Trump impeachment proceedings move to US Senate, trial likely to begin on Tuesday
Last month, the US president was impeached by the House of Representatives on charges of abuse of power and for obstructing Congress.
The United States House of Representatives on Wednesday passed a resolution to submit articles of impeachment against President Donald Trump to the Senate for trial, The New York Times reported. The resolution was adopted 228 votes against 193 – largely along party lines.
House Speaker Nancy Pelosi signed copies of the articles alongside seven Democratic Party legislators who will prosecute the case against Trump, BBC reported. “We are here today to cross a very important threshold in American history,” Pelosi said on the House floor before the vote on the resolution. Regardless of the outcome, Trump would be “impeached for life”, she added.
Last month, Trump was impeached by the House on charges of abuse of power and for obstructing Congress, as he was formally accused of pressuring Ukraine to investigate Democratic Party leader Joe Biden – a leading contender for his party’s presidential nomination – while using as leverage a nearly $400-million package of military assistance.
The Senate, controlled by Trump’s Republican Party, will now decide whether to convict and remove him from office. Republican Senate leader Mitch McConnell said the articles of impeachment would be exhibited at the Senate on Thursday noon. After that there will be a reading on the floor of the upper chamber. The trial would begin next Tuesday.

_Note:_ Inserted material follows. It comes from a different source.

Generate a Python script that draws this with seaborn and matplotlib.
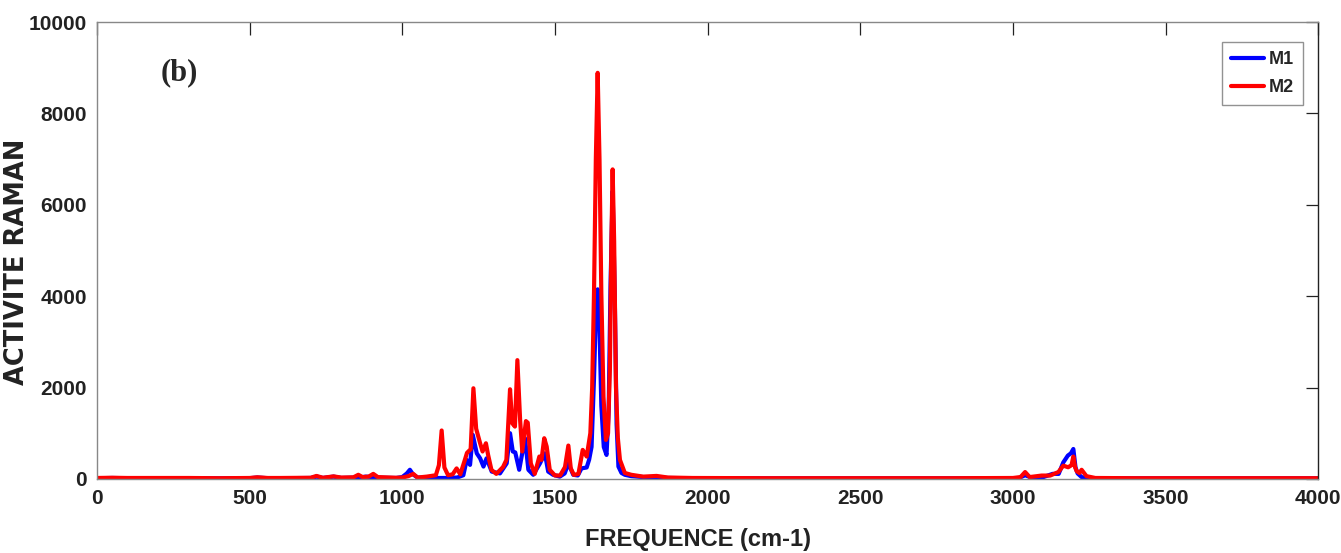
import numpy as np
import pandas as pd
import matplotlib
matplotlib.use("Agg")
import matplotlib.pyplot as plt
import seaborn as sns

sns.set_style("white")
plt.rcParams['font.family'] = ['Liberation Sans', 'DejaVu Sans']

# spectre M1
freq_m1 = [0, 50, 100, 200, 300, 400, 500, 525, 560, 600, 700, 720, 740, 775, 800,
           860, 880, 905, 930, 980, 1000, 1015, 1025, 1035, 1050, 1100, 1150, 1180,
           1200, 1211, 1222, 1231, 1244, 1255, 1266, 1276, 1293, 1320, 1342, 1353,
           1362, 1370, 1383, 1402, 1413, 1429, 1451, 1467, 1478, 1494, 1516, 1532,
           1544, 1560, 1575, 1587, 1604, 1612, 1620, 1628, 1634, 1640, 1646, 1652,
           1660, 1669, 1676, 1682, 1689, 1696, 1702, 1708, 1718, 1729, 1750, 1790,
           1833, 1870, 1950, 2200, 2500, 2800, 3000, 3020, 3040, 3060, 3100, 3130,
           3150, 3165, 3180, 3190, 3198, 3205, 3212, 3225, 3245, 3300, 3500, 3800, 4000]
act_m1 = [15, 20, 15, 15, 15, 12, 15, 30, 15, 15, 20, 50, 20, 50, 20,
          30, 50, 40, 25, 20, 40, 120, 200, 100, 30, 20, 20, 30,
          80, 415, 307, 963, 560, 450, 270, 450, 160, 120, 340, 1000,
          600, 580, 200, 890, 200, 90, 340, 560, 160, 90, 50, 120,
          340, 90, 75, 230, 250, 420, 700, 2200, 3600, 4150, 3300, 1600,
          700, 525, 1500, 4200, 6300, 4000, 1200, 270, 130, 90, 60, 40,
          30, 20, 15, 12, 12, 12, 15, 20, 80, 30, 40, 110,
          110, 360, 510, 560, 655, 255, 120, 40, 15, 12, 12, 12, 12]

# spectre M2
freq_m2 = [0, 50, 100, 200, 300, 400, 500, 525, 560, 600, 700, 719, 740, 775, 800,
           840, 856, 870, 890, 905, 920, 980, 1000, 1020, 1036, 1050, 1080, 1110,
           1120, 1129, 1138, 1150, 1165, 1178, 1190, 1205, 1212, 1224, 1233, 1242,
           1255, 1263, 1274, 1281, 1292, 1308, 1330, 1341, 1353, 1360, 1369, 1377,
           1386, 1393, 1405, 1411, 1421, 1434, 1449, 1456, 1465, 1473, 1483, 1500,
           1517, 1533, 1544, 1552, 1562, 1577, 1591, 1604, 1616, 1622, 1628, 1634,
           1640, 1646, 1652, 1659, 1667, 1674, 1680, 1685, 1689, 1694, 1700, 1706,
           1713, 1729, 1750, 1789, 1833, 1870, 1950, 2200, 2500, 2800, 3000, 3025,
           3040, 3055, 3094, 3122, 3149, 3165, 3181, 3192, 3198, 3204, 3209, 3218,
           3225, 3241, 3270, 3400, 3700, 4000]
act_m2 = [20, 25, 20, 20, 20, 15, 20, 35, 20, 20, 25, 65, 25, 55, 30,
          35, 90, 40, 50, 110, 40, 25, 30, 60, 110, 30, 50, 80,
          300, 1060, 250, 80, 100, 230, 100, 416, 570, 650, 1984, 1100,
          780, 600, 780, 530, 200, 110, 260, 416, 1962, 1220, 1145, 2600,
          1290, 600, 1265, 1230, 340, 110, 490, 415, 890, 708, 200, 75,
          75, 260, 730, 230, 87, 110, 635, 489, 1000, 2000, 4063, 7000,
          8890, 7000, 4063, 1800, 853, 1000, 2400, 5200, 6776, 5200, 2000, 900,
          416, 130, 90, 50, 65, 30, 20, 15, 15, 15, 20, 40,
          150, 40, 73, 73, 150, 290, 255, 300, 489, 250, 168, 130,
          200, 60, 20, 15, 15, 15]

df = pd.concat([
    pd.DataFrame({"freq": freq_m1, "act": act_m1, "serie": "M1"}),
    pd.DataFrame({"freq": freq_m2, "act": act_m2, "serie": "M2"}),
])

fig, ax = plt.subplots(figsize=(13.41, 5.53), dpi=100)
fig.subplots_adjust(left=0.0723, right=0.983, top=0.960, bottom=0.134)

sns.lineplot(data=df, x="freq", y="act", hue="serie", hue_order=["M1", "M2"],
             palette={"M1": "#0000FF", "M2": "#FF0000"}, estimator=None,
             sort=False, linewidth=3.0, ax=ax)

ax.set_xlim(0, 4000)
ax.set_ylim(0, 10000)
ax.set_xticks(np.arange(0, 4001, 500))
ax.set_yticks(np.arange(0, 10001, 2000))
ax.tick_params(direction="in", top=True, right=True, length=9, width=0.9,
               color="#222222", labelsize=15, pad=7)
for lab in ax.get_xticklabels() + ax.get_yticklabels():
    lab.set_fontweight("bold")
    lab.set_color("#222222")

for side in ["top", "left", "bottom"]:
    ax.spines[side].set_color("#888888")
ax.spines["right"].set_color("#222222")
for s in ax.spines.values():
    s.set_linewidth(1.0)

ax.set_xlabel("FREQUENCE (cm-1)", fontsize=17, fontweight="bold", color="#222222")
ax.xaxis.set_label_coords(0.492, -0.108)
ax.set_ylabel("ACTIVITE RAMAN", fontsize=18.5, fontweight="bold", color="#222222",
              family=["DejaVu Sans"])
ax.yaxis.set_label_coords(-0.0549, 0.476)

ax.text(0.052, 0.89, "(b)", transform=ax.transAxes, fontsize=22, fontweight="bold",
        family=["Liberation Serif", "DejaVu Serif"], va="center", ha="left")

leg = ax.legend(loc="upper right", bbox_to_anchor=(0.9877, 0.956), borderaxespad=0,
                fancybox=False, frameon=True, edgecolor="#777777", handlelength=1.8,
                handletextpad=0.3, borderpad=0.5, labelspacing=0.6,
                prop={"weight": "bold", "size": 13})
leg.get_frame().set_linewidth(1.0)

plt.savefig("out.png", dpi=100)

Trump, in his characteristic abrasive manner, hit out at the Democrats. “Cryin’ Chuck Schumer just said, ‘The American people want a fair trial in the Senate’,” he tweeted. “True, but why didn’t Nervous Nancy and Corrupt politician Adam ‘Shifty’ Schiff give us a fair trial in the House? It was the most lopsided and unfair basement hearing in the history of Congress!”
Apart from Schiff, who will lead the Democrats’ efforts to remove the president from office, Jerrold Nadler, head of the House judiciary committee, Hakeem Jeffries of New York, Zoe Lofgren of California, Jason Crow of Colorado, Val Demings of Florida and Sylvia Garcia of Texas will manage the case. White House lawyers Pat Cipollone and Jay Sekulow are expected to lead Trump’s defence team.
The Republicans control the Senate 53–47 and are most likely to acquit him. However, the trial may have repercussions for Trump’s re-election bid.